Written request:
Skip every image and restate the data word for word.

****************

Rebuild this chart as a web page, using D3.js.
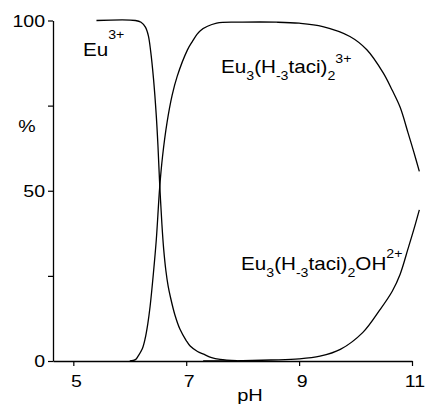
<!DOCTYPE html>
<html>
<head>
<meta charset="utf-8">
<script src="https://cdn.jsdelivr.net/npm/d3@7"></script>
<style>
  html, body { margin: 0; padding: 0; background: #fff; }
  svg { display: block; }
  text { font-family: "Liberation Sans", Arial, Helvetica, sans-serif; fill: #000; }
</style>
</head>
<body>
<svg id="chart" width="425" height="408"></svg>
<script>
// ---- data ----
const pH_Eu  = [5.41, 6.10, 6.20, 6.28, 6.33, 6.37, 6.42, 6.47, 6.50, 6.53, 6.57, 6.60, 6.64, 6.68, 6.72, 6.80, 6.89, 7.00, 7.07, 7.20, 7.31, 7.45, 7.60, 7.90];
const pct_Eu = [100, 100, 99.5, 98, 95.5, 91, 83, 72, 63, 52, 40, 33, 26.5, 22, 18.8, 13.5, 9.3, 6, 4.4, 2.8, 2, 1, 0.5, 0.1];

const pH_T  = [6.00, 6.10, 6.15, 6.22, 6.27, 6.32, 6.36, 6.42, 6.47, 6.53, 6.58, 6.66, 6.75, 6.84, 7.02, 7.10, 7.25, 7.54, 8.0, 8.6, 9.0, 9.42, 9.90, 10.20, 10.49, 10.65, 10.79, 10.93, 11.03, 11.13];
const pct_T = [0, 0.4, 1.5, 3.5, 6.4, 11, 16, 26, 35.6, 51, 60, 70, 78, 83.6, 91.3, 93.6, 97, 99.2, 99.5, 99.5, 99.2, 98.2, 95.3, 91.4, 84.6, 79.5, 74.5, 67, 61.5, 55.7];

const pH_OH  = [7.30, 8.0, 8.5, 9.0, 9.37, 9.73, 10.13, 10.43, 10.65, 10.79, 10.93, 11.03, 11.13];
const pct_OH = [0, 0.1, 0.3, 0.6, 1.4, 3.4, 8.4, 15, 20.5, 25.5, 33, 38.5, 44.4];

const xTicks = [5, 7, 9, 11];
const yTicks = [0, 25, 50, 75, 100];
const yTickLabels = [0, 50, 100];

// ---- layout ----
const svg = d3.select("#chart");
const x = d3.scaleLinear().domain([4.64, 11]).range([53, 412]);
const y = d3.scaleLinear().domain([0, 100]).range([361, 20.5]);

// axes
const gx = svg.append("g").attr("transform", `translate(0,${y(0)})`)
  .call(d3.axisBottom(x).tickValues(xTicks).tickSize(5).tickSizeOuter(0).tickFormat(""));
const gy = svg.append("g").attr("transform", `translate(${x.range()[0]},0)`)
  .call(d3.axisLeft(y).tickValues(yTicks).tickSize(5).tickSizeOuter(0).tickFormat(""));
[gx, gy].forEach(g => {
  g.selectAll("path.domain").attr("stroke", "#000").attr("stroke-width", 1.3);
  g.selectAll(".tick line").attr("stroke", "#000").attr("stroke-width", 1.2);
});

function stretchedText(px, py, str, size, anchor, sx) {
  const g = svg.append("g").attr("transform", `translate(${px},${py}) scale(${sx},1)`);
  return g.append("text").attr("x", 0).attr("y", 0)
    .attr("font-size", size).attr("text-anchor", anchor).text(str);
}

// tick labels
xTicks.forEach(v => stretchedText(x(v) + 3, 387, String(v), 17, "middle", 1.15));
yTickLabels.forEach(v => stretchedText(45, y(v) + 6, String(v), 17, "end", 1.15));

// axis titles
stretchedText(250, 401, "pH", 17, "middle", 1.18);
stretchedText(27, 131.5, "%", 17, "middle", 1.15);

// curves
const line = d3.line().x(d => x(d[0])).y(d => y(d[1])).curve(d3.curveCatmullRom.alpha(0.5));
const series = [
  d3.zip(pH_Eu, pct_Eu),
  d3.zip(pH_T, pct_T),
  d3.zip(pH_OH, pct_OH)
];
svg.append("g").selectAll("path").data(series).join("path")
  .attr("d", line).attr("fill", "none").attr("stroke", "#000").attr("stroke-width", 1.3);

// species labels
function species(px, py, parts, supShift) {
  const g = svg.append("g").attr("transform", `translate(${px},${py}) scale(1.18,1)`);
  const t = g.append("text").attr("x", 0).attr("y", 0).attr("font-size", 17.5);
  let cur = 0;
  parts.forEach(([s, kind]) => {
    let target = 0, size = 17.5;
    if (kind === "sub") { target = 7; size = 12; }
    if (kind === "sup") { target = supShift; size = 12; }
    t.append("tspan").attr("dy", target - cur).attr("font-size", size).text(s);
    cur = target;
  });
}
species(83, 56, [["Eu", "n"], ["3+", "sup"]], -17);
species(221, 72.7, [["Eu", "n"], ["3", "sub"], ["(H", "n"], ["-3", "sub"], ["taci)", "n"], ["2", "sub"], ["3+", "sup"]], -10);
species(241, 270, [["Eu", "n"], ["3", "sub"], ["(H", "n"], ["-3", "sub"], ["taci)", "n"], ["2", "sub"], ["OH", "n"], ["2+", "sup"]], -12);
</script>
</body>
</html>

****************

Expected answer:
Rebuild this chart as a web page, using D3.js.
<!DOCTYPE html>
<html>
<head>
<meta charset="utf-8">
<script src="https://cdn.jsdelivr.net/npm/d3@7"></script>
<style>
  html, body { margin: 0; padding: 0; background: #fff; }
  svg { display: block; }
  text { font-family: "Liberation Sans", Arial, Helvetica, sans-serif; fill: #000; }
</style>
</head>
<body>
<svg id="chart" width="425" height="408"></svg>
<script>
// ---- data ----
const pH_Eu  = [5.41, 6.10, 6.20, 6.28, 6.33, 6.37, 6.42, 6.47, 6.50, 6.53, 6.57, 6.60, 6.64, 6.68, 6.72, 6.80, 6.89, 7.00, 7.07, 7.20, 7.31, 7.45, 7.60, 7.90];
const pct_Eu = [100, 100, 99.5, 98, 95.5, 91, 83, 72, 63, 52, 40, 33, 26.5, 22, 18.8, 13.5, 9.3, 6, 4.4, 2.8, 2, 1, 0.5, 0.1];

const pH_T  = [6.00, 6.10, 6.15, 6.22, 6.27, 6.32, 6.36, 6.42, 6.47, 6.53, 6.58, 6.66, 6.75, 6.84, 7.02, 7.10, 7.25, 7.54, 8.0, 8.6, 9.0, 9.42, 9.90, 10.20, 10.49, 10.65, 10.79, 10.93, 11.03, 11.13];
const pct_T = [0, 0.4, 1.5, 3.5, 6.4, 11, 16, 26, 35.6, 51, 60, 70, 78, 83.6, 91.3, 93.6, 97, 99.2, 99.5, 99.5, 99.2, 98.2, 95.3, 91.4, 84.6, 79.5, 74.5, 67, 61.5, 55.7];

const pH_OH  = [7.30, 8.0, 8.5, 9.0, 9.37, 9.73, 10.13, 10.43, 10.65, 10.79, 10.93, 11.03, 11.13];
const pct_OH = [0, 0.1, 0.3, 0.6, 1.4, 3.4, 8.4, 15, 20.5, 25.5, 33, 38.5, 44.4];

const xTicks = [5, 7, 9, 11];
const yTicks = [0, 25, 50, 75, 100];
const yTickLabels = [0, 50, 100];

// ---- layout ----
const svg = d3.select("#chart");
const x = d3.scaleLinear().domain([4.64, 11]).range([53, 412]);
const y = d3.scaleLinear().domain([0, 100]).range([361, 20.5]);

// axes
const gx = svg.append("g").attr("transform", `translate(0,${y(0)})`)
  .call(d3.axisBottom(x).tickValues(xTicks).tickSize(5).tickSizeOuter(0).tickFormat(""));
const gy = svg.append("g").attr("transform", `translate(${x.range()[0]},0)`)
  .call(d3.axisLeft(y).tickValues(yTicks).tickSize(5).tickSizeOuter(0).tickFormat(""));
[gx, gy].forEach(g => {
  g.selectAll("path.domain").attr("stroke", "#000").attr("stroke-width", 1.3);
  g.selectAll(".tick line").attr("stroke", "#000").attr("stroke-width", 1.2);
});

function stretchedText(px, py, str, size, anchor, sx) {
  const g = svg.append("g").attr("transform", `translate(${px},${py}) scale(${sx},1)`);
  return g.append("text").attr("x", 0).attr("y", 0)
    .attr("font-size", size).attr("text-anchor", anchor).text(str);
}

// tick labels
xTicks.forEach(v => stretchedText(x(v) + 3, 387, String(v), 17, "middle", 1.15));
yTickLabels.forEach(v => stretchedText(45, y(v) + 6, String(v), 17, "end", 1.15));

// axis titles
stretchedText(250, 401, "pH", 17, "middle", 1.18);
stretchedText(27, 131.5, "%", 17, "middle", 1.15);

// curves
const line = d3.line().x(d => x(d[0])).y(d => y(d[1])).curve(d3.curveCatmullRom.alpha(0.5));
const series = [
  d3.zip(pH_Eu, pct_Eu),
  d3.zip(pH_T, pct_T),
  d3.zip(pH_OH, pct_OH)
];
svg.append("g").selectAll("path").data(series).join("path")
  .attr("d", line).attr("fill", "none").attr("stroke", "#000").attr("stroke-width", 1.3);

// species labels
function species(px, py, parts, supShift) {
  const g = svg.append("g").attr("transform", `translate(${px},${py}) scale(1.18,1)`);
  const t = g.append("text").attr("x", 0).attr("y", 0).attr("font-size", 17.5);
  let cur = 0;
  parts.forEach(([s, kind]) => {
    let target = 0, size = 17.5;
    if (kind === "sub") { target = 7; size = 12; }
    if (kind === "sup") { target = supShift; size = 12; }
    t.append("tspan").attr("dy", target - cur).attr("font-size", size).text(s);
    cur = target;
  });
}
species(83, 56, [["Eu", "n"], ["3+", "sup"]], -17);
species(221, 72.7, [["Eu", "n"], ["3", "sub"], ["(H", "n"], ["-3", "sub"], ["taci)", "n"], ["2", "sub"], ["3+", "sup"]], -10);
species(241, 270, [["Eu", "n"], ["3", "sub"], ["(H", "n"], ["-3", "sub"], ["taci)", "n"], ["2", "sub"], ["OH", "n"], ["2+", "sup"]], -12);
</script>
</body>
</html>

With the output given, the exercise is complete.